Beyond Crisis Actor’s self deprecation and societal condemnation, there’s a sweeter side that lies just beneath a half-cocked smirk. When singing, “I hate myself and I’m at war with the world around me” on “I Pissed The Bed,” the tension between honesty and illusion is forthcoming, and ultimately points out the beauty and ugliness that Charlotte aims to document. “Sometimes I’m speaking from the most despicable part of myself, sometimes I’m trying to find common cause with people who would want me dead, sometimes I’m just telling funny stories from tour,” she freely admits. While “Proving Grounds” sends an anthemic howl across the bombed out desert with “I was glad to have been sterilized / but now I’m pissing blood,” “Laughlin, NV” blares with a tweaked out country swing that only a group of fearless misfits could attain, capsized by “Every hand’s a winner / until we’re coming down / On the Colorado River / slow dancing in the loser’s lounge.” It’s like a pair of forgotten moments from Bukowski’s Ham on Rye. In fact, it was Bukowski who once wrote, “The free soul is rare, but you know when you see it – basically because you feel good, very good, when you are near or with them.” If there is anything that encapsulates Roselit Bone, it must be this.

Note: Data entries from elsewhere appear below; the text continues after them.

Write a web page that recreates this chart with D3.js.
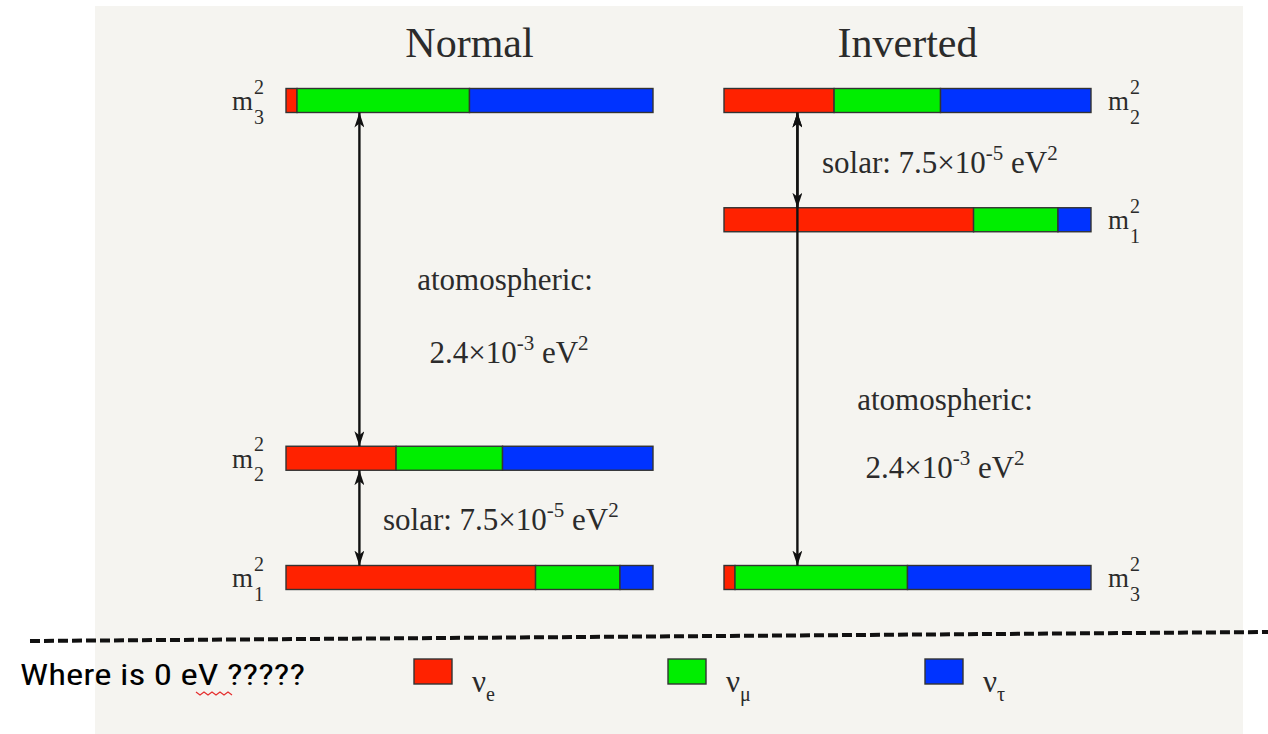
<!DOCTYPE html>
<html>
<head>
<meta charset="utf-8">
<script src="https://cdn.jsdelivr.net/npm/d3@7"></script>
<style>
  html, body { margin: 0; padding: 0; background: #ffffff; }
  svg { display: block; }
</style>
</head>
<body>
<script>
// ---------------- data ----------------
const hierarchies = ["Normal", "Inverted"];
const massStates = ["1", "2", "3"];
const flavors = ["e", "μ", "τ"];
const flavorColors = ["#ff2200", "#00ee00", "#0033ff"];
// flavour content of each mass state (m1, m2, m3)
const fracE   = [0.68, 0.30, 0.03];
const fracMu  = [0.23, 0.29, 0.47];
const fracTau = [0.09, 0.41, 0.50];
// schematic level heights (m1, m2, m3)
const normalLevels   = [0, 1, 4];
const invertedLevels = [3, 4, 0];
const splitLabels = {
  solar: "7.5×10|-5| eV|2",
  atm: "2.4×10|-3| eV|2"
};

// ---------------- layout ----------------
const W = 1268, H = 734;
const svg = d3.select("body").append("svg").attr("width", W).attr("height", H);

svg.append("rect").attr("x", 95).attr("y", 6).attr("width", 1148).attr("height", H - 6)
  .attr("fill", "#f5f4f0");

const defs = svg.append("defs");
defs.append("marker").attr("id", "ah").attr("viewBox", "0 0 15 10")
  .attr("refX", 15).attr("refY", 5).attr("markerWidth", 15).attr("markerHeight", 10)
  .attr("markerUnits", "userSpaceOnUse").attr("orient", "auto-start-reverse")
  .append("path").attr("d", "M0,0 L15,5 L0,10 L4,5 Z").attr("fill", "#111");

const y = d3.scaleLinear().domain([0, 4]).range([577.5, 100.5]);
const xN = d3.scaleLinear().domain([0, 1]).range([286, 653]);
const xI = d3.scaleLinear().domain([0, 1]).range([724, 1091]);
const barH = 24;
const serif = "'Liberation Serif', 'Times New Roman', serif";
const textCol = "#2b2b2b";

const panels = [
  { name: hierarchies[0], x: xN, levels: normalLevels, labelSide: "left" },
  { name: hierarchies[1], x: xI, levels: invertedLevels, labelSide: "right" }
];

const fracs = massStates.map((s, i) => [fracE[i], fracMu[i], fracTau[i]]);

panels.forEach(p => {
  const g = svg.append("g");
  g.append("text").attr("x", (p.x(0) + p.x(1)) / 2)
    .attr("y", 57).attr("text-anchor", "middle")
    .attr("font-family", serif).attr("font-size", 42).attr("fill", textCol)
    .text(p.name);

  massStates.forEach((s, i) => {
    const cy = y(p.levels[i]);
    const stack = d3.cumsum([0].concat(fracs[i]));
    fracs[i].forEach((f, k) => {
      g.append("rect")
        .attr("x", p.x(stack[k])).attr("y", cy - barH / 2)
        .attr("width", p.x(stack[k + 1]) - p.x(stack[k])).attr("height", barH)
        .attr("fill", flavorColors[k]).attr("stroke", "#333").attr("stroke-width", 1.4);
    });
    const lx = p.labelSide === "left" ? p.x(0) - 54 : p.x(1) + 17;
    g.append("text").attr("x", lx).attr("y", cy + 9.5)
      .attr("font-family", serif).attr("font-size", 27).attr("fill", textCol).text("m");
    g.append("text").attr("x", lx + 22).attr("y", cy - 7)
      .attr("font-family", serif).attr("font-size", 20).attr("fill", textCol).text("2");
    g.append("text").attr("x", lx + 22).attr("y", cy + 23)
      .attr("font-family", serif).attr("font-size", 20).attr("fill", textCol).text(s);
  });
});

// arrows
function arrow(xs, lvA, lvB) {
  const ya = y(lvA), yb = y(lvB);
  const top = Math.min(ya, yb) + barH / 2, bot = Math.max(ya, yb) - barH / 2;
  svg.append("line").attr("x1", xs).attr("x2", xs).attr("y1", top).attr("y2", bot)
    .attr("stroke", "#111").attr("stroke-width", 2.4)
    .attr("marker-start", "url(#ah)").attr("marker-end", "url(#ah)");
}
const ax = 0.2;
arrow(xN(ax), normalLevels[2], normalLevels[1]);
arrow(xN(ax), normalLevels[1], normalLevels[0]);
arrow(xI(ax), invertedLevels[1], invertedLevels[0]);
arrow(xI(ax), invertedLevels[1], invertedLevels[2]);

function richText(x, yb, prefix, spec, anchor) {
  const parts = spec.split("|");
  const t = svg.append("text").attr("x", x).attr("y", yb).attr("text-anchor", anchor || "start")
    .attr("font-family", serif).attr("font-size", 31).attr("fill", textCol);
  t.append("tspan").text(prefix + parts[0]);
  t.append("tspan").attr("dy", -13).attr("font-size", 21).text(parts[1]);
  t.append("tspan").attr("dy", 13).text(parts[2]);
  t.append("tspan").attr("dy", -13).attr("font-size", 21).text(parts[3]);
  return t;
}
function plainText(x, yb, s) {
  svg.append("text").attr("x", x).attr("y", yb).attr("text-anchor", "middle")
    .attr("font-family", serif).attr("font-size", 31).attr("fill", textCol).text(s);
}

plainText(505, 290, "atomospheric:");
richText(509, 363, "", splitLabels.atm, "middle");
richText(383, 530, "solar: ", splitLabels.solar, "start");
richText(822, 173, "solar: ", splitLabels.solar, "start");
plainText(945, 410, "atomospheric:");
richText(945, 478, "", splitLabels.atm, "middle");

// dashed zero line
svg.append("line").attr("x1", 30).attr("y1", 641).attr("x2", W).attr("y2", 632)
  .attr("stroke", "#111").attr("stroke-width", 4).attr("stroke-dasharray", "10,4");

// bottom question
svg.append("text").attr("x", 20).attr("y", 685)
  .attr("font-family", "'Liberation Sans Narrow', 'Roboto Condensed', 'Liberation Sans', sans-serif")
  .attr("font-size", 30)
  .attr("textLength", 285).attr("lengthAdjust", "spacingAndGlyphs")
  .attr("fill", "#000").text("Where is 0 eV ?????");
const sq = d3.range(0, 10).map(i => [196 + i * 4, 693 + (i % 2 ? 2 : -1)]);
svg.append("path").attr("d", d3.line()(sq)).attr("fill", "none")
  .attr("stroke", "#e53030").attr("stroke-width", 1.2);

// legend
const legX = [414, 668, 925];
flavors.forEach((f, k) => {
  svg.append("rect").attr("x", legX[k]).attr("y", 659).attr("width", 38).attr("height", 25)
    .attr("fill", flavorColors[k]).attr("stroke", "#333").attr("stroke-width", 1.4);
  const t = svg.append("text").attr("x", legX[k] + 58).attr("y", 692)
    .attr("font-family", serif).attr("font-size", 31).attr("fill", textCol);
  t.append("tspan").text("ν");
  t.append("tspan").attr("dy", 9).attr("font-size", 20).text(f);
});
</script>
</body>
</html>
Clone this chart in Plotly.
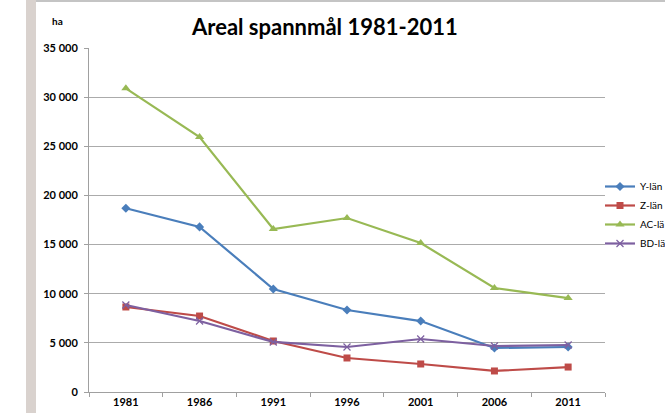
import plotly.graph_objects as go

years = ["1981", "1986", "1991", "1996", "2001", "2006", "2011"]
y_lan = [18700, 16800, 10480, 8340, 7220, 4480, 4580]
z_lan = [8650, 7730, 5190, 3460, 2850, 2140, 2540]
ac_lan = [30900, 25940, 16580, 17700, 15160, 10580, 9560]
bd_lan = [8850, 7220, 5090, 4580, 5390, 4680, 4780]
series_names = ["Y-län", "Z-län", "AC-lä", "BD-lä"]
y_ticks = [0, 5000, 10000, 15000, 20000, 25000, 30000, 35000]
y_ticktext = ["0", "5 000", "10 000", "15 000", "20 000", "25 000", "30 000", "35 000"]

W, H = 665, 413
L, R, T, B = 89, 60, 48, 21
pw = W - L - R
ph = H - T - B

def px_x(x):
    return (x - L) / pw

def px_y(y):
    return (H - B - y) / ph

fig = go.Figure()
styles = [
    (y_lan, "#4A7EBB", dict(symbol="diamond", size=7)),
    (z_lan, "#BE4B48", dict(symbol="square", size=7)),
    (ac_lan, "#98B954", dict(symbol="triangle-up", size=8)),
    (bd_lan, "#7D60A0", dict(symbol="x-thin-open", size=7, line=dict(width=1.2, color="#7D60A0"))),
]
for name, (vals, col, mk) in zip(series_names, styles):
    m = dict(color=col, **mk)
    fig.add_trace(go.Scatter(x=years, y=vals, name=name, mode="lines+markers",
                             line=dict(color=col, width=2.2), marker=m, cliponaxis=False))

fig.update_layout(
    width=W, height=H,
    margin=dict(l=L, r=R, t=T, b=B, autoexpand=False),
    paper_bgcolor="white", plot_bgcolor="white",
    font=dict(family="Lato, Liberation Sans, sans-serif", color="#000000"),
    showlegend=True,
    legend=dict(x=px_x(600), xanchor="left", y=px_y(172), yanchor="top",
                font=dict(size=10), bgcolor="rgba(0,0,0,0)", itemwidth=30, tracegroupgap=0),
    xaxis=dict(type="category", range=[-0.5, len(years) - 0.5], showgrid=False,
               showline=True, linecolor="#A0A0A0", linewidth=1,
               ticks="outside", tickson="boundaries", ticklen=4, tickcolor="#A0A0A0",
               automargin=False, fixedrange=True),
    yaxis=dict(range=[0, 35000], tickvals=y_ticks, ticktext=y_ticktext,
               showgrid=True, gridcolor="#ABABAB", gridwidth=1, zeroline=False,
               showline=True, linecolor="#A0A0A0", linewidth=1,
               ticks="outside", ticklen=4, tickcolor="#A0A0A0",
               automargin=False, ticklabelstandoff=4, fixedrange=True),
    shapes=[
        dict(type="rect", xref="paper", yref="paper", x0=px_x(26), x1=px_x(36),
             y0=px_y(H), y1=px_y(0), fillcolor="#D9D2CE", line=dict(width=0), layer="below"),
        dict(type="line", xref="paper", yref="paper", x0=px_x(36), x1=px_x(W),
             y0=px_y(1), y1=px_y(1), line=dict(color="#B0B0B0", width=1.5)),
    ],
    annotations=[
        dict(text="<b>Areal spannmål 1981-2011</b>", xref="paper", yref="paper",
             x=px_x(324), y=px_y(27), xanchor="center", yanchor="middle", showarrow=False,
             font=dict(size=22)),
        dict(text="<b>ha</b>", xref="paper", yref="paper", x=px_x(57), y=px_y(21),
             xanchor="center", yanchor="middle", showarrow=False, font=dict(size=10)),
    ],
)
fig.update_xaxes(tickfont=dict(size=11, family="Lato, sans-serif", weight="bold"))
fig.update_yaxes(tickfont=dict(size=11, family="Lato, sans-serif", weight="bold"))

fig.write_html("out.html", config={"displayModeBar": False},
               post_script="document.body.style.margin='0';document.body.style.overflow='hidden';")
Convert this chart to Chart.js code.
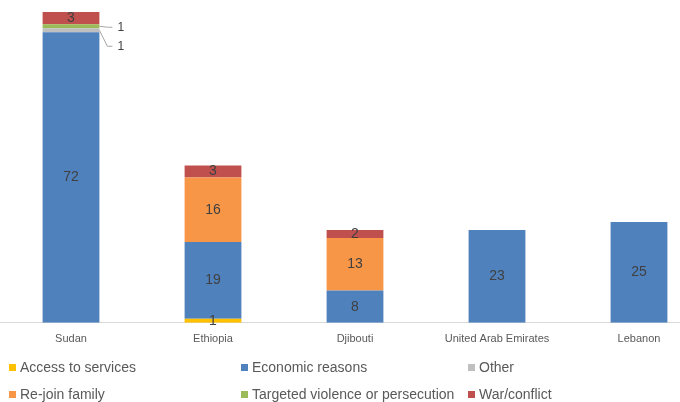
<!DOCTYPE html>
<html>
<head>
<meta charset="utf-8">
<script src="https://cdn.jsdelivr.net/npm/chart.js@4"></script>
<style>
  html, body { margin: 0; padding: 0; background: #fff; overflow: hidden; }
  #wrap { position: relative; width: 712px; height: 402px; }
  #legend { position: absolute; left: 0; top: 359px; width: 680px; font-family: "Liberation Sans", Arial, sans-serif; font-size: 14px; color: #595959; }
  .item { position: absolute; white-space: nowrap; }
  .item span.box { display: inline-block; width: 7px; height: 7px; margin-right: 4px; vertical-align: 1px; }
</style>
</head>
<body>
<div id="wrap">
  <canvas id="myChart" width="712" height="402"></canvas>
  <div id="legend"></div>
</div>
<script>
let countries = ["Sudan", "Ethiopia", "Djibouti", "United Arab Emirates", "Lebanon"];
let accessToServices = [0, 1, 0, 0, 0];
let economicReasons = [72, 19, 8, 23, 25];
let other = [1, 0, 0, 0, 0];
let rejoinFamily = [0, 16, 13, 0, 0];
let targetedViolence = [1, 0, 0, 0, 0];
let warConflict = [3, 3, 2, 0, 0];

let seriesNames = ["Access to services", "Economic reasons", "Other", "Re-join family", "Targeted violence or persecution", "War/conflict"];
let seriesColors = ["#FFC000", "#4F81BD", "#BFBFBF", "#F79646", "#9BBB59", "#C0504D"];
let seriesValues = [accessToServices, economicReasons, other, rejoinFamily, targetedViolence, warConflict];

let myChart;

// labels drawn in the middle of every segment, tiny ones moved out with a leader line
const segmentLabels = {
  id: "segmentLabels",
  afterDatasetsDraw(chart) {
    const ctx = chart.ctx;
    ctx.save();
    ctx.font = "14px 'Liberation Sans', Arial, sans-serif";
    ctx.fillStyle = "#404040";
    ctx.textBaseline = "middle";
    let outside = 0;
    chart.data.datasets.forEach((ds, di) => {
      const meta = chart.getDatasetMeta(di);
      meta.data.forEach((bar, i) => {
        const v = ds.data[i];
        if (!v) return;
        const h = Math.abs(bar.base - bar.y);
        const cy = (bar.y + bar.base) / 2;
        if (h < 6 && ds.label !== "Access to services") {
          // small slice: put label to the right
          const right = bar.x + bar.width / 2;
          const ly = outside === 0 ? cy + 16 : cy + 1;
          ctx.strokeStyle = "#A6A6A6";
          ctx.lineWidth = 1;
          ctx.beginPath();
          ctx.moveTo(right, cy);
          ctx.lineTo(right + 8, ly);
          ctx.lineTo(right + 13, ly);
          ctx.stroke();
          ctx.textAlign = "left";
          ctx.font = "12px 'Liberation Sans', Arial, sans-serif";
          ctx.fillText(v, right + 18, ly);
          ctx.font = "14px 'Liberation Sans', Arial, sans-serif";
          outside++;
        } else {
          ctx.textAlign = "center";
          ctx.fillText(v, bar.x, cy);
        }
      });
    });
    ctx.restore();
  }
};

function renderLegend() {
  const cols = [9, 241, 468];
  const rows = [0, 27];
  let html = "";
  seriesNames.forEach((name, i) => {
    const x = cols[i % 3];
    const y = rows[Math.floor(i / 3)];
    html += '<div class="item" style="left:' + x + 'px;top:' + y + 'px"><span class="box" style="background:' + seriesColors[i] + '"></span>' + name + '</div>';
  });
  document.getElementById("legend").innerHTML = html;
}

function renderChart() {
  const ctx = document.getElementById("myChart");
  const datasets = seriesNames.map((name, i) => ({
    label: name,
    data: seriesValues[i],
    backgroundColor: seriesColors[i],
    borderWidth: 0,
    barPercentage: 0.4,
    categoryPercentage: 1
  }));
  myChart = new Chart(ctx, {
    type: "bar",
    data: { labels: countries, datasets: datasets },
    plugins: [segmentLabels],
    options: {
      responsive: false,
      animation: false,
      layout: { padding: { left: 0, right: 2, top: 0, bottom: 46 } },
      plugins: { legend: { display: false }, tooltip: { enabled: false } },
      scales: {
        x: {
          stacked: true,
          grid: { display: false, drawTicks: false },
          border: { display: true, color: "#D9D9D9" },
          ticks: { color: "#595959", font: { family: "'Liberation Sans', Arial, sans-serif", size: 11 }, padding: 10 }
        },
        y: {
          stacked: true,
          display: false,
          min: 0,
          max: 80
        }
      }
    }
  });
}

renderLegend();
renderChart();
</script>
</body>
</html>
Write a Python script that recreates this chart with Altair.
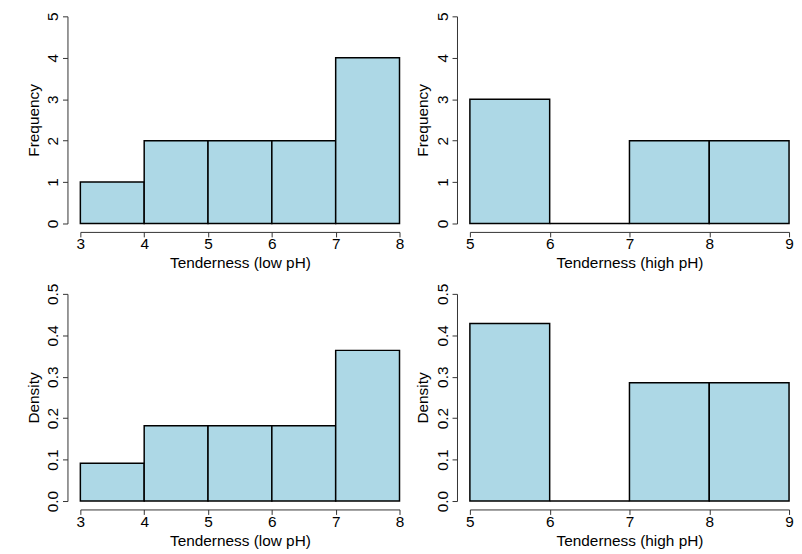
import altair as alt
import pandas as pd

# Histogram data
low_edges = [3, 4, 5, 6, 7, 8]
low_counts = [1, 2, 2, 2, 4]
high_edges = [5, 6, 7, 8, 9]
high_counts = [3, 0, 2, 2]

freq_ticks = [0, 1, 2, 3, 4, 5]
dens_ticks = [0.0, 0.1, 0.2, 0.3, 0.4, 0.5]

FONT = "Liberation Sans"
FS = 15.5
W, H = 322, 209
AX = "#333333"


def frame(edges, counts, density):
    n = sum(counts)
    rows = []
    for i, c in enumerate(counts):
        w = edges[i + 1] - edges[i]
        rows.append({"lo": edges[i], "hi": edges[i + 1], "base": 0,
                     "v": c / (n * w) if density else c})
    return pd.DataFrame(rows)


def panel(edges, counts, density, xtitle):
    df = frame(edges, counts, density)
    yticks = dens_ticks if density else freq_ticks
    ytitle = "Density" if density else "Frequency"
    xaxis = alt.Axis(values=edges, title=xtitle, offset=8.5, format="d",
                     labelBaseline="alphabetic", labelPadding=12,
                     titleBaseline="alphabetic", titleX=W / 2, titleY=36)
    yaxis = alt.Axis(values=yticks, title=ytitle, offset=13,
                     format=".1f" if density else "d",
                     labelAngle=270, labelAlign="center",
                     labelBaseline="alphabetic", labelPadding=5,
                     titleAngle=270, titleBaseline="alphabetic",
                     titleAlign="center", titleX=-29.5, titleY=H / 2)
    return alt.Chart(df).mark_rect(
        fill="#ADD8E6", stroke="black", strokeWidth=1.5
    ).encode(
        x=alt.X("lo:Q", scale=alt.Scale(domain=[edges[0], edges[-1]], nice=False, zero=False), axis=xaxis),
        x2="hi:Q",
        y=alt.Y("v:Q", scale=alt.Scale(domain=[yticks[0], yticks[-1]], nice=False), axis=yaxis),
        y2="base:Q",
    ).properties(width=W, height=H)


chart = alt.concat(
    panel(low_edges, low_counts, False, "Tenderness (low pH)"),
    panel(high_edges, high_counts, False, "Tenderness (high pH)"),
    panel(low_edges, low_counts, True, "Tenderness (low pH)"),
    panel(high_edges, high_counts, True, "Tenderness (high pH)"),
    columns=2, spacing=71, bounds="flush",
).properties(
    padding={"left": 18, "top": 1, "right": 0, "bottom": 0},
    background="white",
).configure_view(stroke=None).configure_axis(
    grid=False, domainColor=AX, tickColor=AX, tickSize=5, domainWidth=1, tickWidth=1,
    labelFont=FONT, labelFontSize=FS, labelColor="black",
    titleFont=FONT, titleFontSize=FS, titleFontWeight="normal", titleColor="black",
    labelFlush=False, labelOverlap=False,
)

chart.save("out.html", embed_options={"renderer": "svg", "actions": False})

Crisis Actor’s arrangements are vast and ambitious, revealing a sonic, panoramic landscape where street urchins, psychedelic vaqueros, and drunken outlaws ride painted horses through a savage, dystopian, yet ultimately hopeful, punk rock future. It’s a record of layers, revealing itself more fully with each listen. Charlotte admits, “there’s a little bit of myself in every character,” and it’s precisely those characters that bring to life the record’s vision of a broken society straight from the American underbelly, one that the sprawling seven piece outfit so vividly mimics on stage. But in the end, it’s hard not to believe that this record lies somewhere within Charlotte herself, an artist on the cusp of rebirth, one that can only be described as beautifully as “fucked.”